Task requirements =>
Extract all lines containing "page".

[Entries taken from a collection]
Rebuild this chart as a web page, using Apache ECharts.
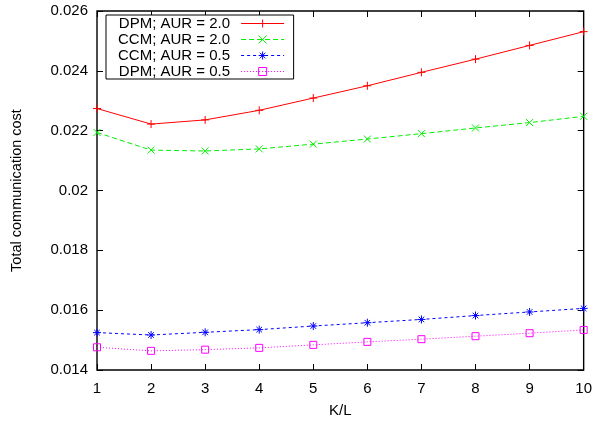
<!DOCTYPE html>
<html><head><meta charset="utf-8">
<script src="https://cdn.jsdelivr.net/npm/echarts@6/dist/echarts.min.js"></script>
<style>html,body{margin:0;padding:0;background:#fff}#c{width:595px;height:424px}</style>
</head><body><div id="c"></div>
<script>
var kl = [1,2,3,4,5,6,7,8,9,10];
var dpm20 = [0.02274,0.02222,0.02236,0.02268,0.02309,0.02350,0.02395,0.02439,0.02485,0.02531];
var ccm20 = [0.02194,0.02135,0.02132,0.02139,0.02155,0.02172,0.02190,0.02209,0.02227,0.02248];
var ccm05 = [0.01525,0.01517,0.01526,0.01535,0.01547,0.01558,0.01569,0.01582,0.01594,0.01606];
var dpm05 = [0.01476,0.01464,0.01468,0.01474,0.01484,0.01494,0.01503,0.01513,0.01523,0.01534];
var names = ['DPM; AUR = 2.0','CCM; AUR = 2.0','CCM; AUR = 0.5','DPM; AUR = 0.5'];
var yTicks = [0.014,0.016,0.018,0.02,0.022,0.024,0.026];

var FONT = 'Liberation Sans';
function pairs(v){ return kl.map(function(k,i){return [k,v[i]];}); }
var PLUS = 'path://M0,5L10,5M5,0L5,10';
var CROSS = 'path://M0,0L10,10M10,0L0,10';
var STAR = 'path://M0,5L10,5M5,0L5,10M1.5,1.5L8.5,8.5M8.5,1.5L1.5,8.5';
var SQ = 'path://M0,0L10,0L10,10L0,10Z';
function ser(name, data, color, symbol, size, dash){
  return {
    name: name, type: 'line', data: pairs(data),
    symbol: symbol, symbolSize: size, showAllSymbol: true,
    itemStyle: {color: 'rgba(0,0,0,0)', borderColor: color, borderWidth: 1},
    lineStyle: {color: color, width: 1, type: dash},
    emphasis: {disabled: true}, animation: false
  };
}
var chart = echarts.init(document.getElementById('c'), null, {renderer: 'canvas'});
var axisCommon = {
  axisLine: {show: false},
  splitLine: {show: false},
  axisTick: {show: true, inside: true, length: 6, lineStyle: {color: '#000'}}
};
chart.setOption({
  animation: false,
  grid: {left: 97, right: 10, top: 11, bottom: 54, show: true, borderColor: '#000', borderWidth: 1.4, backgroundColor: 'transparent'},
  legend: {
    orient: 'vertical', left: 106, top: 15, align: 'right',
    itemWidth: 43, itemHeight: 10, itemGap: 1,
    padding: [1, 9, 0, 12],
    borderColor: '#000', borderWidth: 1,
    backgroundColor: '#fff',
    lineStyle: {width: 1},
    itemStyle: {borderWidth: 1},
    textStyle: {fontFamily: FONT, fontSize: 15, lineHeight: 14, color: '#000', padding: [0, 6, 0, 0]},
    data: names
  },
  xAxis: [
    Object.assign({type: 'value', min: 1, max: 10, interval: 1, position: 'bottom',
      name: 'K/L', nameLocation: 'middle', nameGap: 33,
      nameTextStyle: {fontFamily: FONT, fontSize: 15, color: '#000'},
      axisLabel: {fontFamily: FONT, fontSize: 15, color: '#000', margin: 11}}, axisCommon),
    Object.assign({type: 'value', min: 1, max: 10, interval: 1, position: 'top',
      axisLabel: {show: false}}, axisCommon)
  ],
  yAxis: [
    Object.assign({type: 'value', min: yTicks[0], max: yTicks[yTicks.length-1], interval: 0.002, position: 'left',
      name: 'Total communication cost', nameLocation: 'middle', nameGap: 73,
      nameTextStyle: {fontFamily: FONT, fontSize: 14.5, color: '#000'},
      axisLabel: {fontFamily: FONT, fontSize: 15, color: '#000', margin: 9,
        formatter: function(v){ return String(parseFloat(v.toFixed(3))); }}}, axisCommon),
    Object.assign({type: 'value', min: yTicks[0], max: yTicks[yTicks.length-1], interval: 0.002, position: 'right',
      axisLabel: {show: false}}, axisCommon)
  ],
  series: [
    ser(names[0], dpm20, '#ff0000', PLUS, 8, 'solid'),
    ser(names[1], ccm20, '#00ee00', CROSS, 7, [5, 3]),
    ser(names[2], ccm05, '#0000ff', STAR, 8, [3, 3]),
    ser(names[3], dpm05, '#ff00ff', SQ, 7, [1, 2])
  ]
});
</script></body></html>
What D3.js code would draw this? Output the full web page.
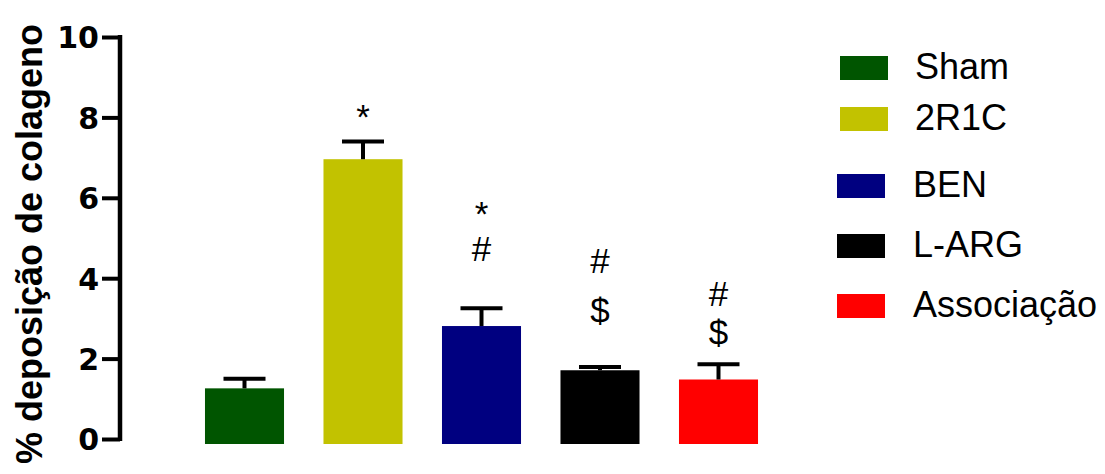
<!DOCTYPE html>
<html>
<head>
<meta charset="utf-8">
<script src="https://cdn.jsdelivr.net/npm/d3@7"></script>
<style>
  html, body { margin: 0; padding: 0; background: #fff; }
  svg { display: block; }
</style>
</head>
<body>
<svg id="chart" width="1105" height="474"></svg>
<script>
// Group names, means and SEM of collagen deposition (%)
const groups = ["Sham", "2R1C", "BEN", "L-ARG", "Associação"];
const means  = [1.26, 6.96, 2.81, 1.71, 1.48];
const sems   = [0.24, 0.44, 0.44, 0.08, 0.38];
const colors = ["#005500", "#c2c200", "#000080", "#000000", "#ff0000"];

// Significance marks above each bar (text, and the value level of its baseline)
const markText  = [[], ["*"], ["*", "#"], ["#", "$"], ["#", "$"]];
const markLevel = [[], [7.71], [5.30, 4.42], [4.14, 2.89], [3.32, 2.34]];

// Y axis ticks
const yTicks = [0, 2, 4, 6, 8, 10];

const svg = d3.select("#chart");

const x = d3.scaleBand()
  .domain(groups)
  .range([185.25, 777.75])
  .paddingInner(0.333)
  .paddingOuter(0.1665);

const y = d3.scaleLinear().domain([0, 10]).range([439, 37]);

// Y axis
const yAxis = d3.axisLeft(y)
  .tickValues(yTicks)
  .tickFormat(d3.format("d"))
  .tickSize(18)
  .tickSizeOuter(0)
  .tickPadding(3);

const gAxis = svg.append("g")
  .attr("transform", "translate(120,0)")
  .call(yAxis);

gAxis.select(".domain")
  .attr("stroke", "#000")
  .attr("stroke-width", 4.5)
  .attr("d", `M0,${y(10) - 2}V${y(0) + 2}`);
gAxis.selectAll(".tick line")
  .attr("stroke", "#000")
  .attr("stroke-width", 4);
gAxis.selectAll(".tick text")
  .attr("font-family", "'DejaVu Sans', sans-serif")
  .attr("font-weight", "bold")
  .attr("font-size", 30)
  .attr("fill", "#000")
  .attr("dy", "0.36em");

// Y axis title
svg.append("text")
  .attr("transform", `translate(42,${244}) rotate(-90)`)
  .attr("text-anchor", "middle")
  .attr("font-family", "'Liberation Sans', Arial, sans-serif")
  .attr("font-weight", "bold")
  .attr("font-size", 36)
  .attr("fill", "#000")
  .text("% deposição de colageno");

const data = groups.map((g, i) => ({
  g, mean: means[i], sem: sems[i], color: colors[i],
  marks: markText[i].map((t, j) => ({ t, level: markLevel[i][j] }))
}));

// Bars (the fill runs slightly past the baseline)
svg.append("g").selectAll("rect")
  .data(data)
  .join("rect")
  .attr("x", d => x(d.g))
  .attr("width", x.bandwidth())
  .attr("y", d => y(d.mean))
  .attr("height", d => y(0) - y(d.mean) + 5)
  .attr("fill", d => d.color);

// Upper error bars
const eb = svg.append("g").selectAll("g")
  .data(data)
  .join("g")
  .attr("stroke", "#000")
  .attr("stroke-width", 4);

eb.append("line")
  .attr("x1", d => x(d.g) + x.bandwidth() / 2)
  .attr("x2", d => x(d.g) + x.bandwidth() / 2)
  .attr("y1", d => y(d.mean))
  .attr("y2", d => y(d.mean + d.sem));

eb.append("line")
  .attr("x1", d => x(d.g) + x.bandwidth() / 2 - 21)
  .attr("x2", d => x(d.g) + x.bandwidth() / 2 + 21)
  .attr("y1", d => y(d.mean + d.sem))
  .attr("y2", d => y(d.mean + d.sem));

// Significance symbols
svg.append("g").selectAll("g")
  .data(data)
  .join("g")
  .selectAll("text")
  .data(d => d.marks.map(m => ({ ...m, g: d.g })))
  .join("text")
  .attr("x", d => x(d.g) + x.bandwidth() / 2)
  .attr("y", d => y(d.level))
  .attr("text-anchor", "middle")
  .attr("font-family", "'Liberation Sans', Arial, sans-serif")
  .attr("font-size", 35)
  .attr("fill", "#000")
  .text(d => d.t);

// Legend
const legendTop = [56, 107, 174, 234, 294];
const legendSwatchX = [840, 840, 837, 837, 837];
const legendTextX = [915, 915, 913, 913, 913];

const lg = svg.append("g").selectAll("g")
  .data(data)
  .join("g");

lg.append("rect")
  .attr("x", (d, i) => legendSwatchX[i])
  .attr("y", (d, i) => legendTop[i])
  .attr("width", 48)
  .attr("height", 24)
  .attr("fill", d => d.color);

lg.append("text")
  .attr("x", (d, i) => legendTextX[i])
  .attr("y", (d, i) => legendTop[i] + 23)
  .attr("font-family", "'Liberation Sans', Arial, sans-serif")
  .attr("font-size", 36)
  .attr("fill", "#000")
  .text(d => d.g);
</script>
</body>
</html>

Reply =>
Rebuild this chart as a web page, using Apache ECharts.
What D3.js code would draw this? Output the full web page.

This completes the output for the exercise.